Ski Brule March 6 & 7, 2010.
The sun was bright, the weather warm, and the snow melting. However, the children were focused (for the most part) on ski racing.
The skiing was fun to watch. On Saturday, the children successfully and slowly skied slalom, I expected faster times. I have skied at Ski Brule many times when the USSA races were on and am accustomed to a lot of zooming youngsters on all the ski runs. They fearlessly tuck and schuss, lay down incredible carves, and really work their skis; so I expected faster times.
To be fair, the weather made for slow snow and looking good free-skiing is easier than skiing fast and turning on another’s whim! Also, their courses were longer than the NASTAR course I am used to running, and most the extra length is on relatively flat terrain. They were also skiing a slalom course with more and tighter turning.
It was interesting watching the youngsters and no matter where I was watching, I could pick out the better skiers. No matter whether it was at the starting house, in the middle of the course, or at the finish line (however, by the finish line time it was obvious). Some of this is obviously related to the skier’s age, the older children are obviously more powerful and more experienced, still within age groups it was obvious.

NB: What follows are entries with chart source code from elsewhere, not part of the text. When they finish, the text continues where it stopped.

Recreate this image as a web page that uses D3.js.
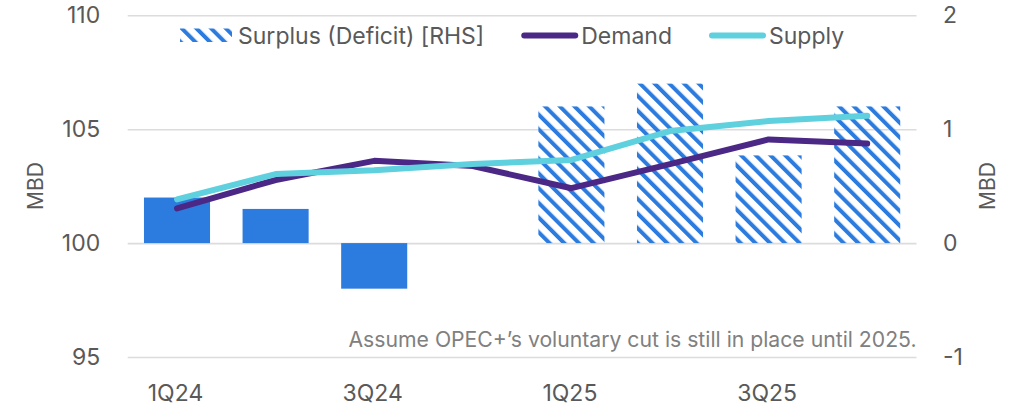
<!DOCTYPE html>
<html>
<head>
<meta charset="utf-8">
<script src="https://cdn.jsdelivr.net/npm/d3@7"></script>
<style>
  body { margin: 0; background: #fff; }
  text { font-family: Inter, "Noto Sans", sans-serif; fill: #595959; }
</style>
</head>
<body>
<div id="chart"></div>
<script>
// data
var quarters = ["1Q24", "2Q24", "3Q24", "4Q24", "1Q25", "2Q25", "3Q25", "4Q25"];
var tickQuarters = ["1Q24", "3Q24", "1Q25", "3Q25"];
var demand = [101.52, 102.77, 103.61, 103.38, 102.41, 103.47, 104.55, 104.37];
var supply = [101.92, 103.03, 103.20, 103.47, 103.65, 104.92, 105.36, 105.59];
var surplus = [0.4, 0.3, -0.4, 0, 1.2, 1.4, 0.77, 1.2];
var forecast = [false, false, false, false, true, true, true, true];
var leftTicks = [95, 100, 105, 110];
var rightTicks = [-1, 0, 1, 2];
var seriesNames = ["Surplus (Deficit) [RHS]", "Demand", "Supply"];
var axisTitle = "MBD";
var note = "Assume OPEC+\u2019s voluntary cut is still in place until 2025.";

var W = 1020, H = 411;
var margin = {top: 15.3, right: 103.5, bottom: 54, left: 127.7};
var width = W - margin.left - margin.right,
    height = H - margin.top - margin.bottom;

var colors = {bar: "#2b7cde", demand: "#4b2885", supply: "#5fd0de", grid: "#dcdcdc"};

var svg = d3.select("#chart").append("svg")
  .attr("width", W).attr("height", H);

// hatch pattern for forecast bars
var defs = svg.append("defs");
defs.append("pattern")
  .attr("id", "hatch")
  .attr("patternUnits", "userSpaceOnUse")
  .attr("width", 10.4).attr("height", 10.4)
  .attr("patternTransform", "rotate(-45)")
  .append("rect")
  .attr("width", 4).attr("height", 10.4)
  .attr("fill", colors.bar);

var g = svg.append("g")
  .attr("transform", "translate(" + margin.left + "," + margin.top + ")");

var x = d3.scaleBand().domain(quarters).range([0, width])
  .paddingInner(0.33).paddingOuter(0.165);
var yL = d3.scaleLinear().domain([95, 110]).range([height, 0]);
var yR = d3.scaleLinear().domain([-1, 2]).range([height, 0]);

// gridlines
g.append("g")
  .call(d3.axisLeft(yL).tickValues(leftTicks).tickSize(-width).tickFormat(""))
  .call(s => s.select(".domain").remove())
  .selectAll("line").attr("stroke", colors.grid).attr("stroke-width", 1.6);

// left axis
var gl = g.append("g")
  .call(d3.axisLeft(yL).tickValues(leftTicks).tickSize(0).tickPadding(27.5));
gl.select(".domain").remove();
gl.attr("font-family", null).attr("font-size", 23);
gl.selectAll("text").attr("fill", "#595959");

// right axis
var gr = g.append("g")
  .attr("transform", "translate(" + width + ",0)")
  .call(d3.axisRight(yR).tickValues(rightTicks).tickSize(0).tickPadding(26.5)
    .tickFormat(d => String(d)));
gr.select(".domain").remove();
gr.attr("font-family", null).attr("font-size", 23);
gr.selectAll("text").attr("fill", "#595959");

// bottom axis
var gb = g.append("g")
  .attr("transform", "translate(0," + height + ")")
  .call(d3.axisBottom(x).tickValues(tickQuarters).tickSize(0).tickPadding(28));
gb.select(".domain").remove();
gb.attr("font-family", null).attr("font-size", 23);
gb.selectAll("text").attr("fill", "#595959").attr("dx", -1.5);

// axis titles
svg.append("text")
  .attr("transform", "translate(35,186) rotate(-90)")
  .attr("text-anchor", "middle").attr("dominant-baseline", "central")
  .attr("font-size", 21).text(axisTitle);
svg.append("text")
  .attr("transform", "translate(987,186) rotate(-90)")
  .attr("text-anchor", "middle").attr("dominant-baseline", "central")
  .attr("font-size", 21).text(axisTitle);

// bars (right axis)
g.selectAll(".bar")
  .data(quarters.map((q, i) => ({q: q, v: surplus[i], f: forecast[i]})))
  .enter().append("rect")
  .attr("class", "bar")
  .attr("x", d => x(d.q))
  .attr("width", x.bandwidth())
  .attr("y", d => yR(Math.max(0, d.v)))
  .attr("height", d => Math.abs(yR(d.v) - yR(0)))
  .attr("fill", d => d.f ? "url(#hatch)" : colors.bar);

// lines (left axis)
var line = d3.line()
  .x((d, i) => x(quarters[i]) + x.bandwidth() / 2)
  .y(d => yL(d));

[[demand, colors.demand], [supply, colors.supply]].forEach(function(s) {
  g.append("path")
    .datum(s[0])
    .attr("d", line)
    .attr("fill", "none")
    .attr("stroke", s[1])
    .attr("stroke-width", 6)
    .attr("stroke-linecap", "round")
    .attr("stroke-linejoin", "round");
});

// legend
var legend = svg.append("g").attr("transform", "translate(180,0)");
var lx = 0;
seriesNames.forEach(function(name, i) {
  var item = legend.append("g").attr("transform", "translate(" + lx + ",0)");
  var sw = i === 0 ? 52 : 57;
  if (i === 0) {
    item.append("rect").attr("x", 0).attr("y", 28.5)
      .attr("width", sw).attr("height", 13.5).attr("fill", "url(#hatch)");
  } else {
    item.append("line").attr("x1", 3).attr("x2", sw - 3)
      .attr("y1", 35.5).attr("y2", 35.5)
      .attr("stroke", i === 1 ? colors.demand : colors.supply)
      .attr("stroke-width", 6).attr("stroke-linecap", "round");
  }
  var t = item.append("text")
    .attr("x", sw + (i === 0 ? 6 : 3)).attr("y", 43.5)
    .attr("font-size", 23).text(name);
  lx += sw + (i === 0 ? 6 : 3) + t.node().getComputedTextLength() + 37;
});

// note
svg.append("text")
  .attr("x", margin.left + width).attr("y", 347)
  .attr("text-anchor", "end")
  .attr("font-size", 21.2)
  .style("fill", "#808080")
  .text(note);
</script>
</body>
</html>
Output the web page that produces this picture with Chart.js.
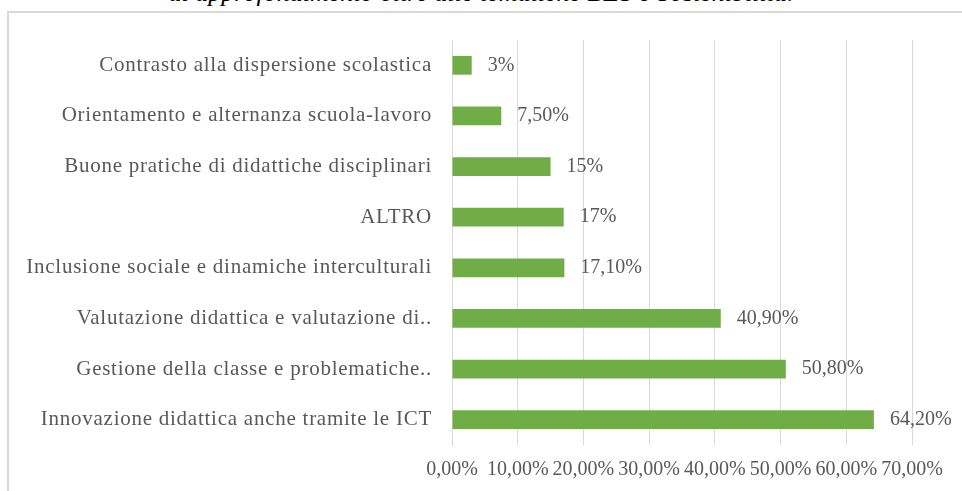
<!DOCTYPE html>
<html lang="it">
<head>
    <meta charset="UTF-8">
    <title>Tematiche di approfondimento</title>
    <script src="https://cdn.jsdelivr.net/npm/chart.js"></script>
    <style>
        html, body {
            margin: 0;
            padding: 0;
            width: 962px;
            height: 491px;
            overflow: hidden;
            background: #fff;
        }
        .caption {
            position: absolute;
            left: 0;
            width: 962px;
            top: -20px;
            text-align: center;
            font-family: "Liberation Serif", serif;
            font-style: italic;
            font-size: 26px;
            line-height: 26px;
            color: #000;
        }
        .frame {
            position: absolute;
            left: 7px;
            top: 11px;
            width: 1000px;
            height: 600px;
            border: 2px solid #d9d9d9;
        }
        .chart-container {
            position: absolute;
            left: 0;
            top: 0;
            width: 962px;
            height: 491px;
        }
    </style>
</head>
<body>
    <div class="caption">ai approfondimento oltre alle tematiche BES e Sostenibilità.</div>
    <div class="frame"></div>
    <div class="chart-container">
        <canvas id="temiChart"></canvas>
    </div>

    <script>
        // categorie (dall'alto verso il basso)
        const categories = [
            'Contrasto alla dispersione scolastica',
            'Orientamento e alternanza scuola-lavoro',
            'Buone pratiche di didattiche disciplinari',
            'ALTRO',
            'Inclusione sociale e dinamiche interculturali',
            'Valutazione didattica e valutazione di..',
            'Gestione della classe e problematiche..',
            'Innovazione didattica anche tramite le ICT'
        ];
        const percentuali = [3, 7.5, 15, 17, 17.1, 40.9, 50.8, 64.2];
        const etichette = ['3%', '7,50%', '15%', '17%', '17,10%', '40,90%', '50,80%', '64,20%'];
        const xTicks = [0, 10, 20, 30, 40, 50, 60, 70];

        const TEXT_COLOR = '#595959';
        const GRID_COLOR = '#d9d9d9';
        const FONT = '"Liberation Serif", serif';

        // il font originale e' piu' largo: spaziatura solo per le categorie
        const catSpacing = {
            id: 'catSpacing',
            beforeDraw(chart) {
                const y = chart.scales.y;
                if (y._patched) return;
                const origDraw = y.drawLabels;
                y.drawLabels = function (area) {
                    this.ctx.save();
                    this.ctx.letterSpacing = '0.75px';
                    origDraw.call(this, area);
                    this.ctx.restore();
                };
                y._patched = true;
            }
        };

        // etichette dei valori a destra delle barre
        const valueLabels = {
            id: 'valueLabels',
            afterDatasetsDraw(chart) {
                const ctx = chart.ctx;
                const meta = chart.getDatasetMeta(0);
                ctx.save();
                ctx.font = '20px ' + FONT;
                ctx.fillStyle = TEXT_COLOR;
                ctx.textAlign = 'left';
                ctx.textBaseline = 'middle';
                meta.data.forEach((bar, i) => {
                    ctx.fillText(etichette[i], bar.x + 16, bar.y);
                });
                ctx.restore();
            }
        };

        new Chart(document.getElementById('temiChart'), {
            type: 'bar',
            data: {
                labels: categories,
                datasets: [{
                    data: percentuali,
                    backgroundColor: '#70ad47',
                    borderWidth: 0,
                    barPercentage: 0.74,
                    categoryPercentage: 0.5
                }]
            },
            options: {
                indexAxis: 'y',
                responsive: true,
                maintainAspectRatio: false,
                animation: false,
                layout: {
                    padding: { top: 40, right: 50, left: 0, bottom: 0 }
                },
                plugins: {
                    legend: { display: false },
                    tooltip: { enabled: false }
                },
                scales: {
                    x: {
                        min: 0,
                        max: 70,
                        afterBuildTicks(axis) {
                            axis.ticks = xTicks.map(v => ({ value: v }));
                        },
                        afterFit(axis) {
                            axis.height = 46;
                        },
                        grid: {
                            color: GRID_COLOR,
                            drawTicks: false
                        },
                        border: { display: false },
                        ticks: {
                            autoSkip: false,
                            maxRotation: 0,
                            padding: 13,
                            color: TEXT_COLOR,
                            font: { family: FONT, size: 20 },
                            callback: v => v.toFixed(2).replace('.', ',') + '%'
                        }
                    },
                    y: {
                        afterFit(axis) {
                            axis.width = 452;
                        },
                        grid: { display: false, drawTicks: false },
                        border: { display: true, color: GRID_COLOR },
                        ticks: {
                            padding: 20,
                            color: TEXT_COLOR,
                            font: { family: FONT, size: 21 }
                        }
                    }
                }
            },
            plugins: [catSpacing, valueLabels]
        });
    </script>
</body>
</html>
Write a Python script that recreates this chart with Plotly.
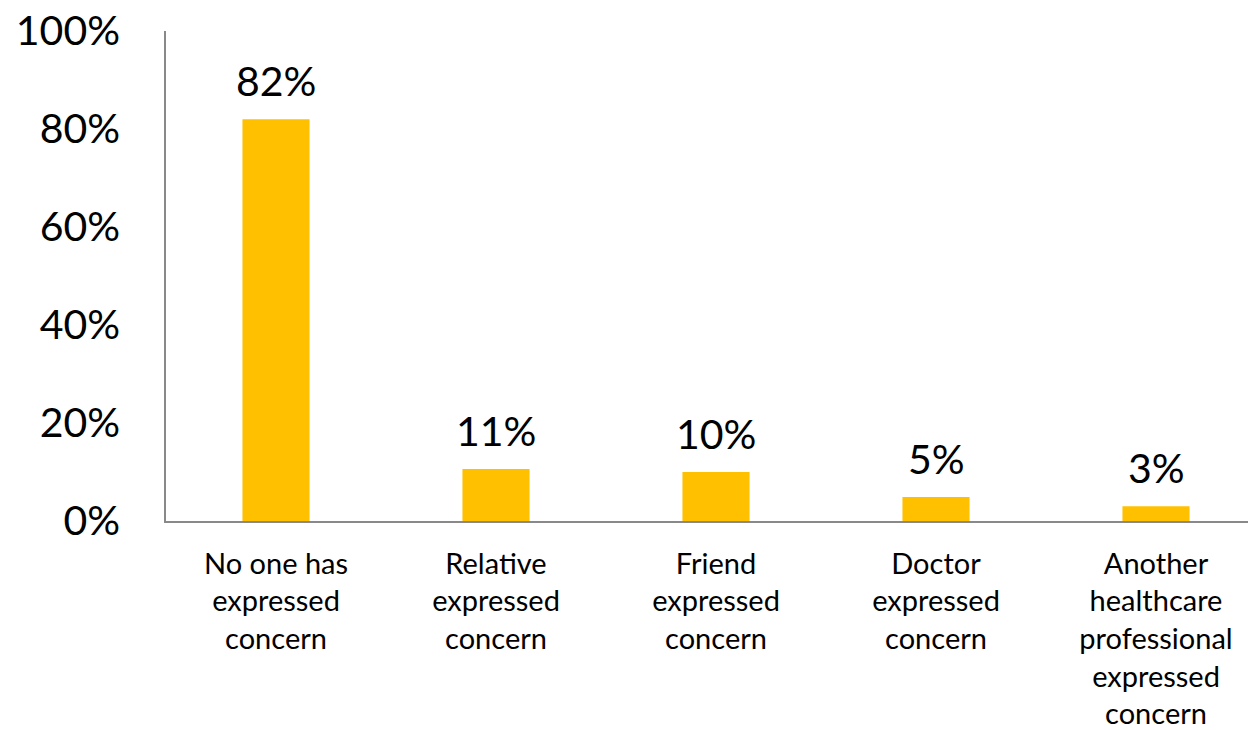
import plotly.graph_objects as go

categories = [
    "No one has<br>expressed<br>concern",
    "Relative<br>expressed<br>concern",
    "Friend<br>expressed<br>concern",
    "Doctor<br>expressed<br>concern",
    "Another<br>healthcare<br>professional<br>expressed<br>concern",
]
values = [82, 10.6, 10, 4.9, 3]
y_ticks = [0, 20, 40, 60, 80, 100]
y_tick_labels = ["0%", "20%", "40%", "60%", "80%", "100%"]

FONT = "Lato, 'Open Sans', sans-serif"
BAR_COLOR = "#FFC000"
AXIS_COLOR = "#898989"

fig = go.Figure()
fig.add_trace(go.Bar(
    x=categories,
    y=values,
    marker=dict(color=BAR_COLOR, line=dict(width=0)),
    width=0.305,
    hoverinfo="skip",
))

for c, v in zip(categories, values):
    fig.add_annotation(
        x=c, y=v, text=f"{round(v)}%", showarrow=False,
        yanchor="bottom", yshift=12,
        font=dict(family=FONT, size=41, color="#000000"),
    )

# the page body adds an 8px offset, so the figure is sized 8px smaller
fig.update_layout(
    width=1248, height=722,
    margin=dict(l=158, r=0, t=23, b=209, pad=0, autoexpand=False),
    paper_bgcolor="white", plot_bgcolor="white",
    showlegend=False,
    bargap=0.695,
    font=dict(family=FONT, color="#000000"),
)
fig.update_xaxes(
    range=[-0.5, -0.5 + 1090 / 220],
    showline=True, linecolor=AXIS_COLOR, linewidth=1.5,
    showgrid=False, zeroline=False, ticks="",
    tickfont=dict(family=FONT, size=29, color="#000000"),
    ticklabelstandoff=16,
    ticklabeloverflow="allow",
    automargin=False,
    fixedrange=True,
)
fig.update_yaxes(
    range=[0, 100],
    tickvals=y_ticks, ticktext=y_tick_labels,
    showline=True, linecolor=AXIS_COLOR, linewidth=1.5,
    showgrid=False, zeroline=False, ticks="",
    tickfont=dict(family=FONT, size=41, color="#000000"),
    ticklabelstandoff=36,
    ticklabeloverflow="allow",
    automargin=False,
    fixedrange=True,
)

fig.write_html("out.html", config={"displayModeBar": False})
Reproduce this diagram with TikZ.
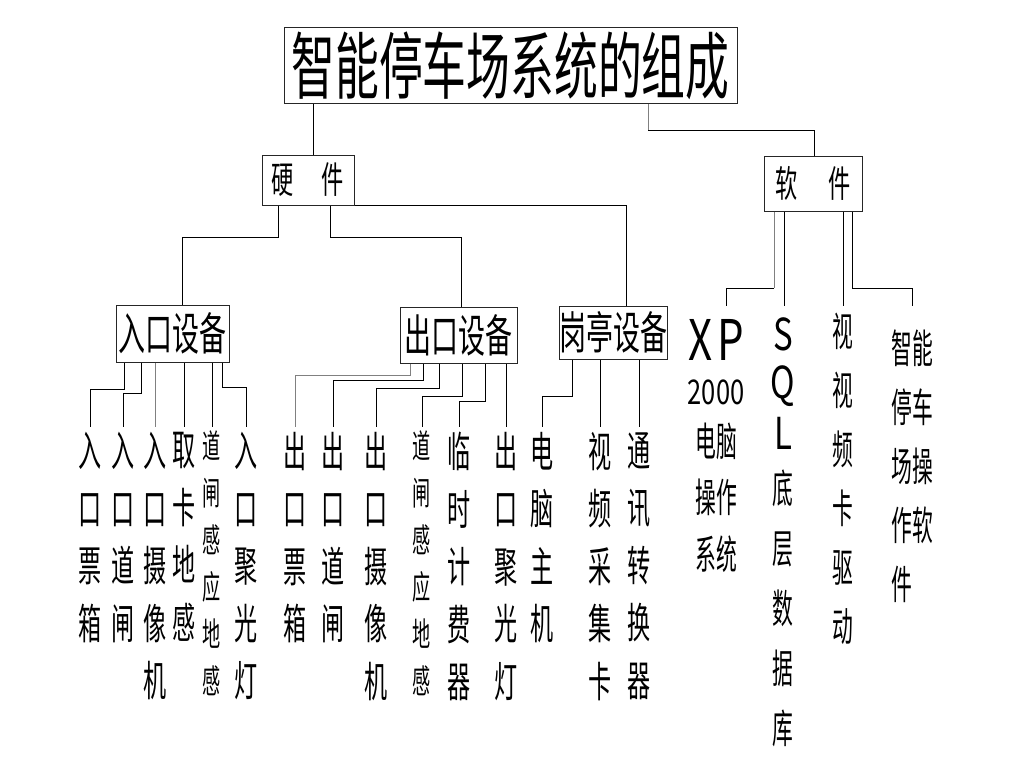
\documentclass[tikz,border=0pt]{standalone}
\usepackage{fontspec}
\newfontfamily\cjk[FakeStretch=0.6]{Noto Sans CJK SC}
\newfontfamily\cjkl[FakeStretch=0.55]{Noto Sans CJK SC}
\newfontfamily\cjkn[FakeStretch=0.52]{Noto Sans CJK SC}
\newfontfamily\latf[FakeStretch=0.75]{Noto Sans CJK SC}
\begin{document}
\begin{tikzpicture}[x=1pt,y=-1pt,
  box/.style={draw=black!85, line width=1pt, inner sep=0pt, rectangle, font=\cjk},
  conn/.style={line width=1pt, draw=black},
  gconn/.style={line width=1pt, draw=black!50},
  leaf/.style={anchor=north, inner xsep=0pt, inner ysep=5pt, align=center,
    font=\cjkl\fontsize{42}{57.5}\selectfont, execute at begin node={\vphantom{国}}},
  tleaf/.style={leaf, inner ysep=3pt, font=\cjkl\fontsize{33}{47}\selectfont},
  sleaf/.style={anchor=north, inner xsep=0pt, align=center,
    font=\cjkn\fontsize{40}{59}\selectfont}
]
\useasboundingbox[fill=white] (0,0) rectangle (1024,768);

% ---- boxes ----
\node[box, minimum width=453, minimum height=75, font=\cjk\fontsize{73}{73}\selectfont]
  (title) at (510.5,65.5) {智能停车场系统的组成};
\node[box, minimum width=92, minimum height=50, font=\cjk\fontsize{37}{37}\selectfont]
  (hw) at (308,180) {硬\hspace{28pt}件};
\node[box, minimum width=98, minimum height=55, font=\cjk\fontsize{37}{37}\selectfont]
  (sw) at (813,183.5) {软\hspace{31pt}件};
\node[box, minimum width=113, minimum height=57, font=\cjk\fontsize{45}{45}\selectfont]
  (in) at (172.5,333.5) {入口设备};
\node[box, minimum width=117, minimum height=56, font=\cjk\fontsize{45}{45}\selectfont]
  (out) at (458.5,335) {出口设备};
\node[box, minimum width=108, minimum height=53, font=\cjk\fontsize{45}{45}\selectfont]
  (booth) at (613,332.5) {岗亭设备};

% ---- hardware leaves ----
\node[leaf] (e1) at (90,427) {入\\口\\票\\箱};
\node[leaf] (e2) at (123,427) {入\\口\\道\\闸};
\node[leaf] (e3) at (155,427) {入\\口\\摄\\像\\机};
\node[leaf] (e4) at (184,427) {取\\卡\\地\\感};
\node[tleaf] (e5) at (212,427) {道\\闸\\感\\应\\地\\感};
\node[leaf] (e6) at (246,427) {入\\口\\聚\\光\\灯};

\node[leaf] (x1) at (295,427) {出\\口\\票\\箱};
\node[leaf] (x2) at (333,427) {出\\口\\道\\闸};
\node[leaf] (x3) at (376,427) {出\\口\\摄\\像\\机};
\node[tleaf] (x4) at (422,427) {道\\闸\\感\\应\\地\\感};
\node[leaf] (x5) at (459,427) {临\\时\\计\\费\\器};
\node[leaf] (x6) at (506,427) {出\\口\\聚\\光\\灯};

\node[leaf] (b1) at (542,427) {电\\脑\\主\\机};
\node[leaf] (b2) at (600,427) {视\\频\\采\\集\\卡};
\node[leaf] (b3) at (639,427) {通\\讯\\转\\换\\器};

% ---- software leaves ----
\node[sleaf, inner ysep=13pt, font=\cjkn\fontsize{40}{57}\selectfont] (s1) at (716,306)
  {{\latf\fontsize{56}{56}\selectfont X\hspace{5pt}P}\\[-13pt]{\latf\fontsize{34}{34}\selectfont 2000}\\[-5pt]电脑\\[-1pt]操作\\系统};
\node[sleaf, inner ysep=11pt, font=\cjkn\fontsize{40}{60}\selectfont] (s2) at (783,306)
  {{\latf\fontsize{44}{44}\selectfont S}\\[-12pt]{\latf\fontsize{44}{44}\selectfont Q}\\[-9pt]{\latf\fontsize{44}{44}\selectfont L}\\[-6pt]底\\层\\数\\据\\库};
\node[sleaf, inner ysep=7pt, execute at begin node={\vphantom{国}}] (s3) at (843,306)
  {视\\视\\频\\卡\\驱\\动};
\node[sleaf, inner ysep=24pt, align=left, execute at begin node={\vphantom{国}}] (s4) at (912,306)
  {智能\\停车\\场操\\作软\\件};

% ---- connectors: top levels ----
\draw[conn] (313,0 |- title.south) -- (313,0 |- hw.north);
\draw[gconn] (648,0 |- title.south) -- (648,130);
\draw[conn] (648,130) -| (814,0 |- sw.north);
\draw[conn] (278,0 |- hw.south) -- (278,237) -| (182,0 |- in.north);
\draw[conn] (330,0 |- hw.south) -- (330,237) -| (461,0 |- out.north);
\draw[conn] (hw.south east) -- (626,0 |- hw.south) -- (626,0 |- booth.north);

% ---- software ----
\draw[gconn] (774,0 |- sw.south) -- (774,288);
\draw[conn] (774,288) -| (726,0 |- s1.north);
\draw[conn] (784,0 |- sw.south) -- (784,0 |- s2.north);
\draw[conn] (843,0 |- sw.south) -- (s3.north);
\draw[conn] (852,0 |- sw.south) -- (852,288) -| (s4.north);

% ---- entrance ----
\draw[conn] (124,0 |- in.south) -- (124,389) -| (e1.north);
\draw[conn] (141,0 |- in.south) -- (141,393) -| (e2.north);
\draw[gconn] (155,0 |- in.south) -- (e3.north);
\draw[conn] (184,0 |- in.south) -- (e4.north);
\draw[conn] (212,0 |- in.south) -- (e5.north);
\draw[conn] (222,0 |- in.south) -- (222,387) -| (e6.north);

% ---- exit ----
\draw[gconn] (410,0 |- out.south) -- (410,375) -| (x1.north);
\draw[conn] (423,0 |- out.south) -- (423,380) -| (x2.north);
\draw[conn] (439,0 |- out.south) -- (439,388) -| (x3.north);
\draw[conn] (462,0 |- out.south) -- (462,396) -| (x4.north);
\draw[conn] (485,0 |- out.south) -- (485,401) -| (x5.north);
\draw[conn] (506,0 |- out.south) -- (x6.north);

% ---- booth ----
\draw[conn] (572,0 |- booth.south) -- (572,396) -| (b1.north);
\draw[conn] (600,0 |- booth.south) -- (b2.north);
\draw[conn] (639,0 |- booth.south) -- (b3.north);
\end{tikzpicture}
\end{document}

Some children would explode out of the starting gates, some would just give a push off. At the finish at the end of Sunday some would come in to the finish well tucked and spray a lot of snow stopping, while others would — just come in eventually and easily take the left to the exit.
While I was photographing, I saw one racer crash The frustration the young competitor felt was obvious. He got up off of the snow, the official informed him he did not miss any gates and was eligible to continue on. He did not continue, he skied out and then I did not see his descent to the bottom. One other wipeout I witnessed was on the middle of the slalom course, and the child was not getting up off of the snow. A race official mentioned urged his father to get to his son to see if he was okay. The father laughed it off, informing the official his son was just pouting, fortunately, that was the case.
I heard some post-race tears, but those were rare (even after poor runs), I heard more laughing and giggling than crying, and for ski racing at all levels that is the way it should be!